In BOMB magazine, a conversation between Madelaine Lucas and Jessica Au, whose new novel, Cold Enough for Snow, has won the Novel Prize. Au tells Lucas, “I often think that to really answer a serious question, I would have to write a novel to explain why I think the way I think, or what’s formed me. . . . You would need so much context and backstory to fully have another consciousness recognize your own.”
In “Eric Adams’s Moral Panics,” Kay Gabriel writes for Jewish Currents about the New York City mayor’s approach to crime and the left’s response. Gabriel argues that “criminalization is a tool wielded by reactionaries and directed against the left in general: No form of politics has proved more capable of disarticulating people from one another.”

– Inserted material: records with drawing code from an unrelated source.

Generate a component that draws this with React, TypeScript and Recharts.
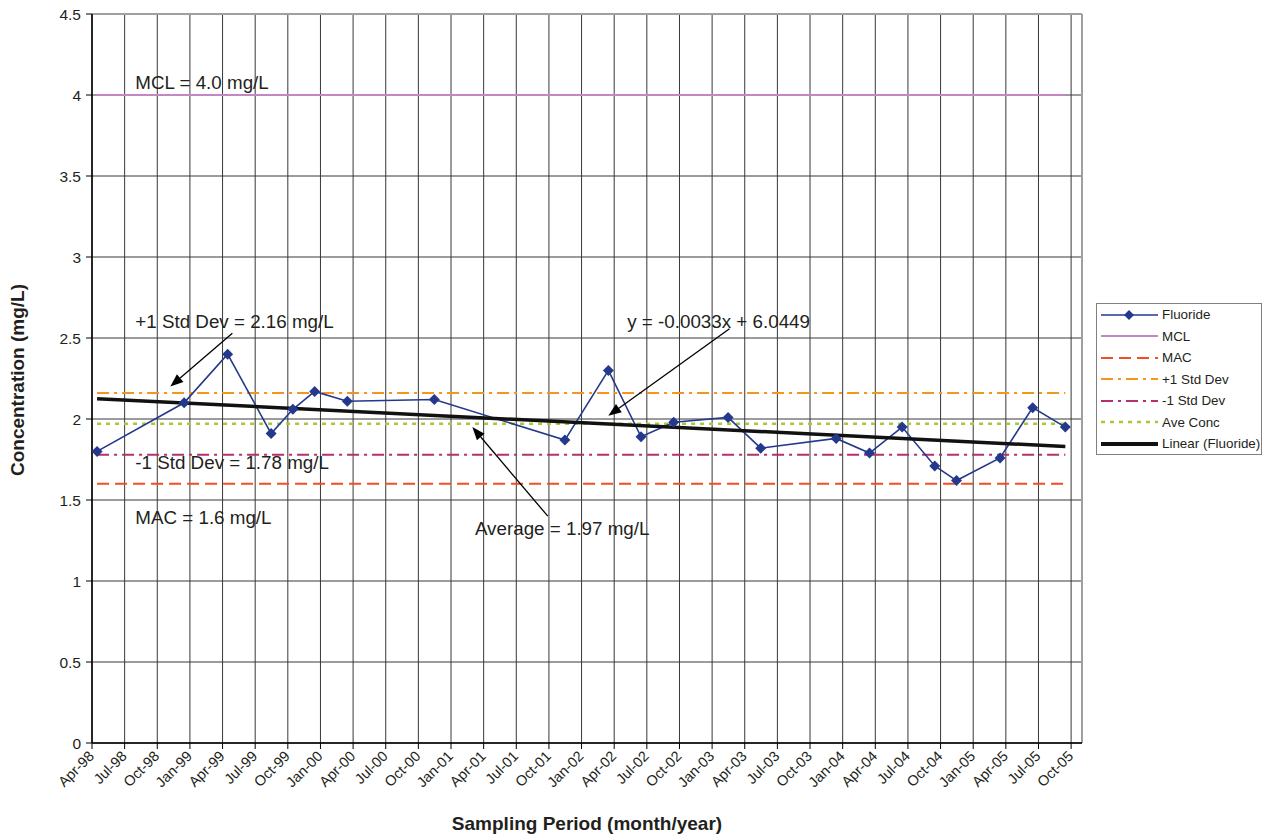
import {
  LineChart,
  Line,
  XAxis,
  YAxis,
  CartesianGrid,
  ReferenceLine,
  ReferenceDot,
} from "recharts";

const FONT = '"Liberation Sans", Arial, Helvetica, sans-serif';
const TEXT = "#231f20";

// quarterly tick labels, Apr-98 .. Oct-05
const QUARTER_LABELS = [
  "Apr-98", "Jul-98", "Oct-98",
  "Jan-99", "Apr-99", "Jul-99", "Oct-99",
  "Jan-00", "Apr-00", "Jul-00", "Oct-00",
  "Jan-01", "Apr-01", "Jul-01", "Oct-01",
  "Jan-02", "Apr-02", "Jul-02", "Oct-02",
  "Jan-03", "Apr-03", "Jul-03", "Oct-03",
  "Jan-04", "Apr-04", "Jul-04", "Oct-04",
  "Jan-05", "Apr-05", "Jul-05", "Oct-05",
];

const Y_TICKS = [0, 0.5, 1, 1.5, 2, 2.5, 3, 3.5, 4, 4.5];

const SAMPLE_DATES = [
  "1998-04-15", "1998-12-15", "1999-04-15", "1999-08-15", "1999-10-15",
  "1999-12-15", "2000-03-15", "2000-11-15", "2001-11-15", "2002-03-15",
  "2002-06-15", "2002-09-15", "2003-02-15", "2003-05-15", "2003-12-13",
  "2004-03-15", "2004-06-15", "2004-09-15", "2004-11-15", "2005-03-15",
  "2005-06-15", "2005-09-15",
];

const FLUORIDE = [
  1.8, 2.1, 2.4, 1.91, 2.06, 2.17, 2.11, 2.12, 1.87, 2.3, 1.89,
  1.98, 2.01, 1.82, 1.88, 1.79, 1.95, 1.71, 1.62, 1.76, 2.07, 1.95,
];

const MCL = 4.0;
const MAC = 1.6;
const PLUS_SD = 2.16;
const MINUS_SD = 1.78;
const AVE_CONC = 1.97;
// linear trend value at first and last sample
const TREND_ENDS = [2.125, 1.83];

// months since 1 Apr 1998
function monthOffset(d: string) {
  const [y, m, day] = d.split("-").map(Number);
  return (y - 1998) * 12 + (m - 4) + (day - 1) / 30;
}

const data = SAMPLE_DATES.map((d, i) => ({
  t: monthOffset(d),
  fluoride: FLUORIDE[i],
  mcl: MCL,
  mac: MAC,
  plusSd: PLUS_SD,
  minusSd: MINUS_SD,
  ave: AVE_CONC,
}));

const trendData = [
  { t: data[0].t, trend: TREND_ENDS[0] },
  { t: data[data.length - 1].t, trend: TREND_ENDS[1] },
];

const X_TICKS = QUARTER_LABELS.map((_, i) => i * 3);

const SERIES = [
  { key: "mcl", name: "MCL", color: "#c386c6", width: 2, dash: undefined },
  { key: "mac", name: "MAC", color: "#f04e23", width: 2, dash: "12 6" },
  { key: "plusSd", name: "+1 Std Dev", color: "#f7941d", width: 2, dash: "12 5 3 5" },
  { key: "minusSd", name: "-1 Std Dev", color: "#b5316b", width: 2, dash: "12 5 3 5" },
  { key: "ave", name: "Ave Conc", color: "#a6c93a", width: 2.5, dash: "4 5" },
];

const LEGEND = [
  { name: "Fluoride", color: "#24388c", width: 1.5, dash: undefined, marker: true },
  ...SERIES.map((s) => ({ ...s, marker: false })),
  { name: "Linear (Fluoride)", color: "#111", width: 4, dash: undefined, marker: false },
];

const NOTES = [
  { text: "MCL = 4.0 mg/L", x: 3.98, y: 4.04 },
  { text: "+1 Std Dev = 2.16 mg/L", x: 3.98, y: 2.56 },
  { text: "-1 Std Dev = 1.78 mg/L", x: 3.98, y: 1.69 },
  { text: "MAC = 1.6 mg/L", x: 3.98, y: 1.35 },
  { text: "Average = 1.97 mg/L", x: 35.2, y: 1.285 },
  { text: "y = -0.0033x + 6.0449", x: 49.2, y: 2.56 },
];

const ARROWS = [
  { from: { x: 12.9, y: 2.53 }, to: { x: 7.2, y: 2.2 } },
  { from: { x: 41.9, y: 1.4 }, to: { x: 34.96, y: 1.95 } },
  { from: { x: 58.6, y: 2.557 }, to: { x: 47.46, y: 2.02 } },
];

const Diamond = (props: any) => {
  const { cx, cy } = props;
  if (cx == null || cy == null) return null;
  const r = 5.5;
  return (
    <polygon
      points={`${cx},${cy - r} ${cx + r},${cy} ${cx},${cy + r} ${cx - r},${cy}`}
      fill="#24388c"
    />
  );
};

const Arrow = (props: any) => {
  const { x1, y1, x2, y2 } = props;
  const ang = Math.atan2(y2 - y1, x2 - x1);
  const len = 13;
  const half = 5;
  const bx = x2 - len * Math.cos(ang);
  const by = y2 - len * Math.sin(ang);
  const px = -Math.sin(ang) * half;
  const py = Math.cos(ang) * half;
  return (
    <g>
      <line x1={x1} y1={y1} x2={bx} y2={by} stroke="#000" strokeWidth={1.3} />
      <polygon points={`${x2},${y2} ${bx + px},${by + py} ${bx - px},${by - py}`} fill="#000" />
    </g>
  );
};

const XTick = ({ x, y, payload }: any) => {
  const ax = x + 3;
  const ay = y + 6;
  return (
    <text
      x={ax}
      y={ay}
      transform={`rotate(-45 ${ax} ${ay})`}
      textAnchor="end"
      fontSize={14.5}
      fontFamily={FONT}
      fill={TEXT}
    >
      {QUARTER_LABELS[Math.round(payload.value / 3)]}
    </text>
  );
};

export default function App() {
  return (
    <div style={{ position: "absolute", left: 0, top: 0, width: 1263, height: 836, background: "#fff", fontFamily: FONT }}>
      <LineChart
        width={1263}
        height={836}
        data={data}
        margin={{ top: 14, right: 181, left: 0, bottom: 0 }}
      >
        <CartesianGrid stroke="#383838" strokeWidth={1} />
        <XAxis
          dataKey="t"
          type="number"
          domain={[0, 91]}
          ticks={X_TICKS}
          interval={0}
          height={93}
          tick={<XTick />}
          tickSize={6}
          axisLine={{ stroke: "#000", strokeWidth: 1.5 }}
          tickLine={{ stroke: "#000" }}
          allowDataOverflow
        />
        <YAxis
          type="number"
          domain={[0, 4.5]}
          ticks={Y_TICKS}
          interval={0}
          width={92}
          tickSize={6}
          tickMargin={5}
          tick={{ fontSize: 15.5, fill: TEXT, fontFamily: FONT }}
          axisLine={{ stroke: "#000", strokeWidth: 1.5 }}
          tickLine={{ stroke: "#000" }}
        />
        <ReferenceLine y={4.5} stroke="#a0a0a0" strokeWidth={2} />
        <ReferenceLine x={91} stroke="#a0a0a0" strokeWidth={2} />
        {SERIES.map((s) => (
          <Line
            key={s.key}
            dataKey={s.key}
            name={s.name}
            type="linear"
            stroke={s.color}
            strokeWidth={s.width}
            strokeDasharray={s.dash}
            dot={false}
            activeDot={false}
            isAnimationActive={false}
          />
        ))}
        <Line
          dataKey="fluoride"
          name="Fluoride"
          type="linear"
          stroke="#24388c"
          strokeWidth={1.6}
          dot={<Diamond />}
          activeDot={false}
          isAnimationActive={false}
        />
        <Line
          data={trendData}
          dataKey="trend"
          name="Linear (Fluoride)"
          type="linear"
          stroke="#111"
          strokeWidth={3.5}
          dot={false}
          activeDot={false}
          isAnimationActive={false}
        />
        {ARROWS.map((a, i) => (
          <ReferenceLine key={i} segment={[a.from, a.to]} ifOverflow="visible" shape={Arrow} />
        ))}
        {NOTES.map((n) => (
          <ReferenceDot
            key={n.text}
            x={n.x}
            y={n.y}
            r={1}
            ifOverflow="visible"
            shape={(p: any) => (
              <text x={p.cx} y={p.cy} fontSize={18.8} fontFamily={FONT} fill={TEXT}>
                {n.text}
              </text>
            )}
          />
        ))}
      </LineChart>

      <div
        style={{
          position: "absolute",
          left: 18,
          top: 380,
          transform: "translate(-50%, -50%) rotate(-90deg)",
          whiteSpace: "nowrap",
          fontWeight: "bold",
          fontSize: 19,
          color: TEXT,
        }}
      >
        Concentration (mg/L)
      </div>
      <div
        style={{
          position: "absolute",
          left: 92,
          width: 990,
          top: 813,
          textAlign: "center",
          fontWeight: "bold",
          fontSize: 19,
          color: TEXT,
        }}
      >
        Sampling Period (month/year)
      </div>

      <div
        style={{
          position: "absolute",
          left: 1096,
          top: 303,
          width: 166,
          height: 152,
          border: "1px solid #808080",
          boxSizing: "border-box",
          background: "#fff",
          paddingTop: 0,
        }}
      >
        {LEGEND.map((l) => (
          <div key={l.name} style={{ display: "flex", alignItems: "center", height: 21.5, fontSize: 13.4, color: TEXT }}>
            <svg width={62} height={14} style={{ flex: "none", marginLeft: 3 }}>
              <line x1={1} y1={7} x2={58} y2={7} stroke={l.color} strokeWidth={l.width} strokeDasharray={l.dash} />
              {l.marker && <polygon points="29,2 34,7 29,12 24,7" fill={l.color} />}
            </svg>
            <span>{l.name}</span>
          </div>
        ))}
      </div>
    </div>
  );
}
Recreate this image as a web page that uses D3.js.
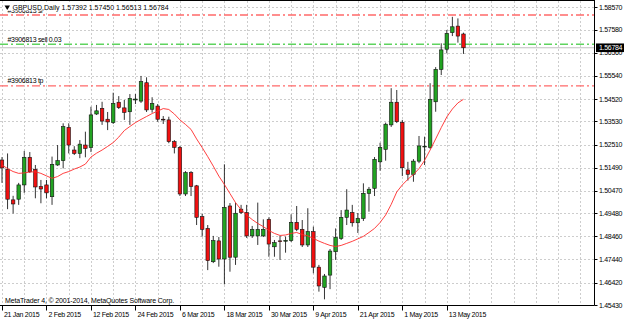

Lauren Groff has been awarded the 2022 Joyce Carol Oates prize. In Bookforum’s winter issue, Moira Donegan wrote about Groff’s latest book, Matrix, a fictional tale about Marie de France at a twelfth-century monastery: “Groff’s prose has the formality and cadence associated with historical fiction, but she inserts playfulness and color into her narrative, showing charming, occasionally silly vignettes of daily life that give the abbey a distinctive realism.”
In The Nation, Lily Geismer talks about her new book, Left Behind: The Democrats’ Failed Attempt to Solve Inequality.
In Harper’s Magazine, Sam Lipsyte visits the Erotic Heritage Museum in Las Vegas and ponders “digisexuality”: “I’ve come to the Erotic Heritage Museum to attend a talk on sex, love, and technology. Still, a part of me wonders if I can capture the whole story without boinking Emma, the museum’s resident sexbot.”
Tonight, Garth Greenwell will read from a novel in progress and answer questions at the Iowa Writers’ Workshop. The in-person event can also be attended via Zoom.